**Your task:** Retype the listing below line for line, but only from the line with "Reproduce this chart with matplotlib." down to the line with "import matplotlib.pyplot as plt", inclusive. Pictures stay out.

**Records for processing:**
----------------------------------------

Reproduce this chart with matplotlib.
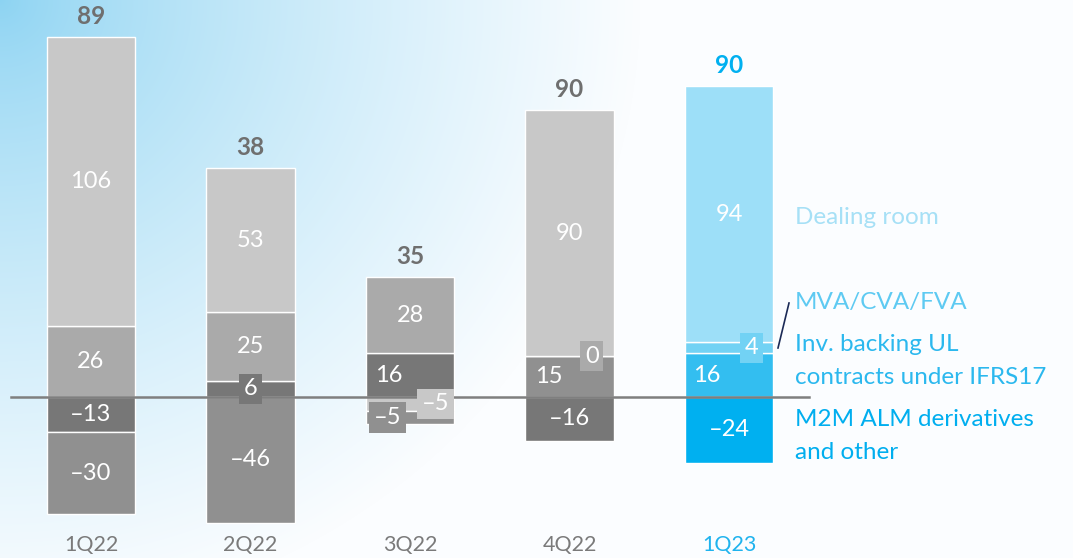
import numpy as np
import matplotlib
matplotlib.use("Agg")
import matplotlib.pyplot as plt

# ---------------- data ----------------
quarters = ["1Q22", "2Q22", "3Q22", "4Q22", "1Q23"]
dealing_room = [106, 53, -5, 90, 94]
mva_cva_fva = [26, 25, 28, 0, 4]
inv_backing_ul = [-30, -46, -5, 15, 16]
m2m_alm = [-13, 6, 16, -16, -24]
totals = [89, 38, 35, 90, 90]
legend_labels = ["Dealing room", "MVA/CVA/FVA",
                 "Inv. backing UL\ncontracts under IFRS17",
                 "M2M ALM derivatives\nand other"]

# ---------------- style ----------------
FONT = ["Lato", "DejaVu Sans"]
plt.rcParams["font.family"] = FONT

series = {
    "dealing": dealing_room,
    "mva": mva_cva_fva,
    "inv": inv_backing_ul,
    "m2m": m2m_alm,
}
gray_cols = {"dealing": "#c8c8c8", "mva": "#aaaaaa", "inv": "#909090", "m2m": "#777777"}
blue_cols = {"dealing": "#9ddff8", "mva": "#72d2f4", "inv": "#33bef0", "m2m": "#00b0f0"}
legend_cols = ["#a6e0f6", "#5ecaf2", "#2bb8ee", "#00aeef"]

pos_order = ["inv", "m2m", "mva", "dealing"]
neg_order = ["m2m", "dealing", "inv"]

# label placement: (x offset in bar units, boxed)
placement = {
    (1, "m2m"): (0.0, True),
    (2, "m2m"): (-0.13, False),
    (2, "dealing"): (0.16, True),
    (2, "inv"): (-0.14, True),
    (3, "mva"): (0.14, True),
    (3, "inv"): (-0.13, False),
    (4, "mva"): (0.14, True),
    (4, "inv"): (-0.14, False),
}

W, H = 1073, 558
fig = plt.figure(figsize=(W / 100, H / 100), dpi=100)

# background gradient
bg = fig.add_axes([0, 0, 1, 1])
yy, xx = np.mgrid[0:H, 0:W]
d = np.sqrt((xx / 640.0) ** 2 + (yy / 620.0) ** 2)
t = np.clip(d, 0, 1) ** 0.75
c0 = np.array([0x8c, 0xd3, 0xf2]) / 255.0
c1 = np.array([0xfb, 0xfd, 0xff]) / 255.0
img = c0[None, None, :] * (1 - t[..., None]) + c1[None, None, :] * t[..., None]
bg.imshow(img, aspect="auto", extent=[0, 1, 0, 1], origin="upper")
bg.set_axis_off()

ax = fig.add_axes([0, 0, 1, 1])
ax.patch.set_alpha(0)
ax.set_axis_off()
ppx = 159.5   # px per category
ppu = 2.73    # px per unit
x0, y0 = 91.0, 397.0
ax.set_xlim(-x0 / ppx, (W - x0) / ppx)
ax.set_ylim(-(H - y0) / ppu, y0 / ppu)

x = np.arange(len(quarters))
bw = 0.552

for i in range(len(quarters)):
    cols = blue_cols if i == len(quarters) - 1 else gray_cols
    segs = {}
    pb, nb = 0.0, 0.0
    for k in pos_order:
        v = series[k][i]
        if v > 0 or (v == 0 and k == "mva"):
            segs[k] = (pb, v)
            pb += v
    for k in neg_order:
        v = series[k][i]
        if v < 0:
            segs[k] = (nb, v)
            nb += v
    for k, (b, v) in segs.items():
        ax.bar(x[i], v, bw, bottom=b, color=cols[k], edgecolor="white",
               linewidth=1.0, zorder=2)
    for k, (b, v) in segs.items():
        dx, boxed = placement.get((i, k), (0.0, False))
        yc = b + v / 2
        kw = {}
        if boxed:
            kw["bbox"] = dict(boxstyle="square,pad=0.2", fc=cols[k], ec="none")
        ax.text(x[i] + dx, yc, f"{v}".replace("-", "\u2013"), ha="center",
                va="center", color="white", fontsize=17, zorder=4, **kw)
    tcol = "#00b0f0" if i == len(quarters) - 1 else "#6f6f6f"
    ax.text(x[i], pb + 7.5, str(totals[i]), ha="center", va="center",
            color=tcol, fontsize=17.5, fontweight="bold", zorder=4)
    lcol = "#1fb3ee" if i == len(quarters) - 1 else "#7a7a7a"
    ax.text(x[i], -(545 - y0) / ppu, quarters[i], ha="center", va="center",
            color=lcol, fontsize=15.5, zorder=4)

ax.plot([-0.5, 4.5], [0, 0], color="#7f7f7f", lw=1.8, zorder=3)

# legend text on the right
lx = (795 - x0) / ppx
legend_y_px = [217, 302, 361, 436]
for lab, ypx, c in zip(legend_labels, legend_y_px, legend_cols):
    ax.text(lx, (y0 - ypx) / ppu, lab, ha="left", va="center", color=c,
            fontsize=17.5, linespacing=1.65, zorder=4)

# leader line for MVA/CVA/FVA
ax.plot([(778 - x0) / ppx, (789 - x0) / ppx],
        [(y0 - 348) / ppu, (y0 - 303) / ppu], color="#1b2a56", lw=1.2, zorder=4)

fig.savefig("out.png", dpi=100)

----------------------------------------

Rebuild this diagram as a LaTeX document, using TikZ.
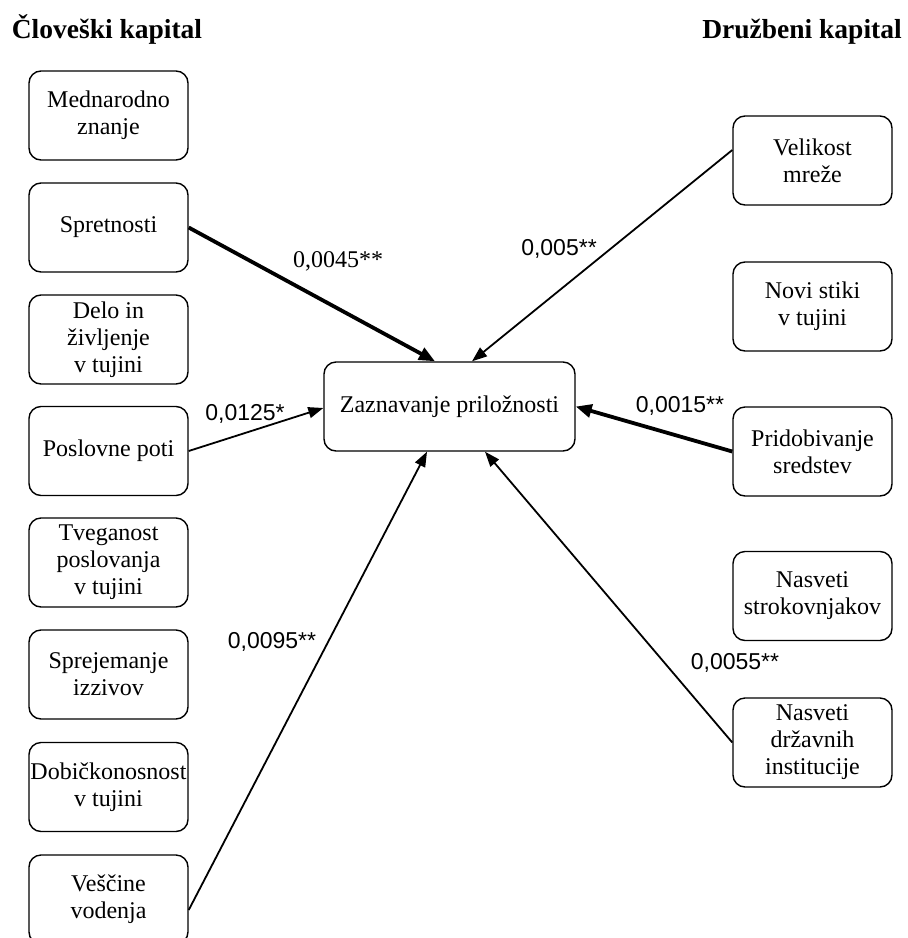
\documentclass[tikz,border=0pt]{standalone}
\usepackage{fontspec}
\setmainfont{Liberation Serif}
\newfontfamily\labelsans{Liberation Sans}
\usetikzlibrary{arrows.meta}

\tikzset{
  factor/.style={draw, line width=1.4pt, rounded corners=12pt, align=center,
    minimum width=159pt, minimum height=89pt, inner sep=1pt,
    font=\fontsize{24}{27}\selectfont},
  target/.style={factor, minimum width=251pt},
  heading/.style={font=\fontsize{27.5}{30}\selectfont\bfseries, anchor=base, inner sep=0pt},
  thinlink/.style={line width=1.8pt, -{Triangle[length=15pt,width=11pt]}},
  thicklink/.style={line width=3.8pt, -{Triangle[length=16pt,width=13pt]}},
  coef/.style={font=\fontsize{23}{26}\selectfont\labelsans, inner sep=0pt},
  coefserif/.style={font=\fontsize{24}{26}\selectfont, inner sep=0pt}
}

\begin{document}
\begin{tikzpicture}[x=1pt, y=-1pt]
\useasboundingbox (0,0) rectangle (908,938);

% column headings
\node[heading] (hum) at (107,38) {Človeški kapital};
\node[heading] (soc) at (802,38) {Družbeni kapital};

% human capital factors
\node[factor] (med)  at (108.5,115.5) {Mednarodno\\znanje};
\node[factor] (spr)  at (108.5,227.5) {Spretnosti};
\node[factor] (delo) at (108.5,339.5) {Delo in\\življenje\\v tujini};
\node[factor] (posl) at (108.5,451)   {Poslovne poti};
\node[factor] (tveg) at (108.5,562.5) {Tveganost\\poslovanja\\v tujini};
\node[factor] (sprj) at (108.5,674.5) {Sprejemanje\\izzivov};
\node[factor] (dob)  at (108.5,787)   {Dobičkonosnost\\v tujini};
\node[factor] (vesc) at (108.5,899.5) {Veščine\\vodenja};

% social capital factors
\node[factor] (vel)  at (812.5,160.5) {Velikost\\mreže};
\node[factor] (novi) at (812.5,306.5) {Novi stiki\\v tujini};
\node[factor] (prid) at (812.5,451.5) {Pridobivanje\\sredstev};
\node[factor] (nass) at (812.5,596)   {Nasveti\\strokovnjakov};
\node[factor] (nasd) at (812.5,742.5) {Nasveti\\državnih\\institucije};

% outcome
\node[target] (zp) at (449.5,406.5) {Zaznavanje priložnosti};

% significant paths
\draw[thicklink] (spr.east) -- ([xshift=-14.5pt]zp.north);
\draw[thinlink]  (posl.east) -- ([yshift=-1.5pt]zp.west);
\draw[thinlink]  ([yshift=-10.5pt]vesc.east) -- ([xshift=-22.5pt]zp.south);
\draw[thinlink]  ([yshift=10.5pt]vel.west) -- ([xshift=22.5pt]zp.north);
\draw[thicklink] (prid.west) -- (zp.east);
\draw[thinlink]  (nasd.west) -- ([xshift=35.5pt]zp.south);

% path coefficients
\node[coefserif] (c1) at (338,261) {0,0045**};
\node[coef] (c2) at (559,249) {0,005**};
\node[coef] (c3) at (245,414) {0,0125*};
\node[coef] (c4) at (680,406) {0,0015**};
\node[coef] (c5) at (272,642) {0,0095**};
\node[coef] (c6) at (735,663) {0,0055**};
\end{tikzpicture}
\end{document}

----------------------------------------

**Result:**
Reproduce this chart with matplotlib.
import numpy as np
import matplotlib
matplotlib.use("Agg")
import matplotlib.pyplot as plt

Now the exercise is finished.